Today’s questions are:

  1. Can a minor consent to treatment, when a parent is not available to give consent on the minor’s behalf?; and
  2. Can a minor consent to treatment, when a parent declines treatment on his/her behalf?

I think I have answered those in earlier posts – see

The details are in those posts. The short answers are:

  1. Yes, a minor can consent if he or she is ‘Gillick competent’ that is the has ‘a sufficient understanding and intelligence to enable him or her to understand fully what is proposed’ (Gillick v West Norfolk & Wisbeck Area Health Authority [1986] AC 112). The critical question is not his or her age, but her understanding which will be different for different children but also different depending on the complexity of the issues at stake. A child may be able to consent to the application of a band-aid, but not to the administration of sutures etc.  Where a child does not have the capacity to consent, and there is no one ‘in loco parentis’ to consent for him or her, then the doctrine of necessity applies and justifies whatever treatment that ‘a reasonable person would in all the circumstance [give], acting in the best interests of the assisted person’ (see The doctrine of necessity – Explained (January 31, 2017)).
  2. Yes, that was the issue in Gillick’s case where the court said that once the child met the standard of competency, he or she could give consent and that was sufficient. In New South Wales the Minors Property and Contracts Act 1970 (NSW) s 49 provides that a child over 14 (provided they are competent) can give consent, and the parents of a child under the age of 16 can give consent.
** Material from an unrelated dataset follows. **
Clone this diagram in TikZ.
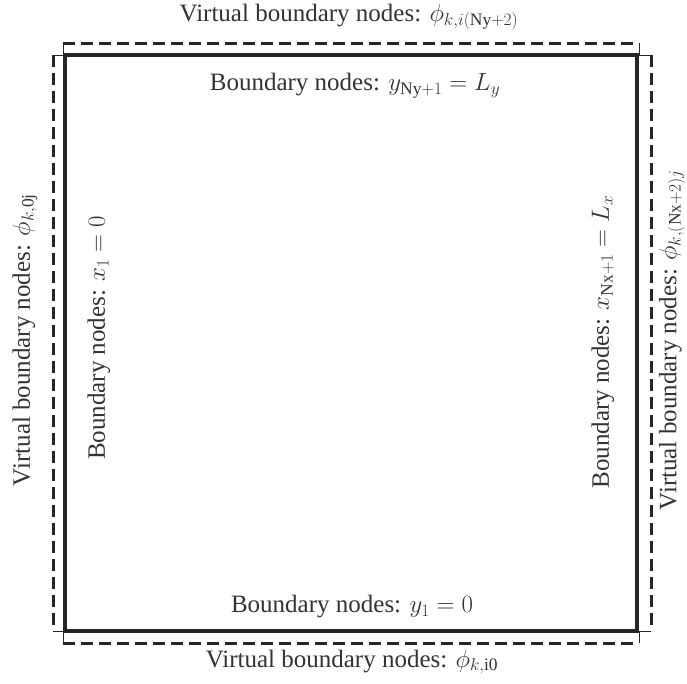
\documentclass[tikz,border=0pt]{standalone}
\usepackage{fontspec}
\setmainfont{Liberation Serif}
\begin{document}
\begin{tikzpicture}[x=1pt,y=-1pt,
  solidbox/.style={line width=4pt,draw=black!85},
  dashline/.style={line width=3pt,draw=black!85,dash pattern=on 12pt off 6pt},
  tick/.style={line width=0.8pt,draw=black!85},
  lbl/.style={font=\fontsize{25}{27}\selectfont,inner sep=0pt,text=black!80}]
\useasboundingbox (0,0) rectangle (687,683);
% solid domain
\coordinate (A) at (65,55);
\coordinate (B) at (637,55);
\coordinate (C) at (637,631);
\coordinate (D) at (65,631);
\draw[solidbox] (A) -- (B) -- (C) -- (D) -- cycle;
% virtual boundaries
\coordinate (t1) at (63,43);  \coordinate (t2) at (639,43);
\coordinate (b1) at (63,643); \coordinate (b2) at (639,643);
\coordinate (l1) at (53,55);  \coordinate (l2) at (53,631);
\coordinate (r1) at (651,55); \coordinate (r2) at (651,631);
\draw[dashline] (t1) -- (t2);
\draw[dashline] (b1) -- (b2);
\draw[dashline] (l1) -- (l2);
\draw[dashline] (r1) -- (r2);
\draw[tick] (t1) -- (t1 |- A);
\draw[tick] (t2) -- (t2 |- B);
\draw[tick] (b1) -- (b1 |- D);
\draw[tick] (b2) -- (b2 |- C);
\draw[tick] (l1) -- (l1 -| A);
\draw[tick] (l2) -- (l2 -| D);
\draw[tick] (r1) -- (r1 -| B);
\draw[tick] (r2) -- (r2 -| C);
% labels
\node[lbl] (vt) at (349,17) {Virtual boundary nodes: $\phi_{k,i(\mathrm{Ny}+2)}$};
\node[lbl] (bt) at (355,86) {Boundary nodes: $y_{\mathrm{Ny}+1}=L_y$};
\node[lbl] (bb) at (352,607) {Boundary nodes: $y_1=0$};
\node[lbl] (vb) at (352,662) {Virtual boundary nodes: $\phi_{k,\mathrm{i0}}$};
\node[lbl,rotate=90] (vl) at (25,340) {Virtual boundary nodes: $\phi_{k,\mathrm{0j}}$};
\node[lbl,rotate=90] (bl) at (99,338) {Boundary nodes: $x_1=0$};
\node[lbl,rotate=90] (br) at (603,342) {Boundary nodes: $x_{\mathrm{Nx}+1}=L_x$};
\node[lbl,rotate=90] (vr) at (672,340) {Virtual boundary nodes: $\phi_{k,(\mathrm{Nx}+2)j}$};
\end{tikzpicture}
\end{document}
Where a child is between those ages then the consent of either is sufficient.  So a 15 year old can consent to treatment which can then be given (assuming the child is Gillick competent) even if the parents object.  Equally the treatment that the parent’s consent to can be given even if the child objects. (It would not be an assault to touch the child in those circumstance but I don’t address the question of whether treatment that the child doesn’t want is therapeutic and putting aside ethical question of whether such treatment is appropriate or in the best interests of the child).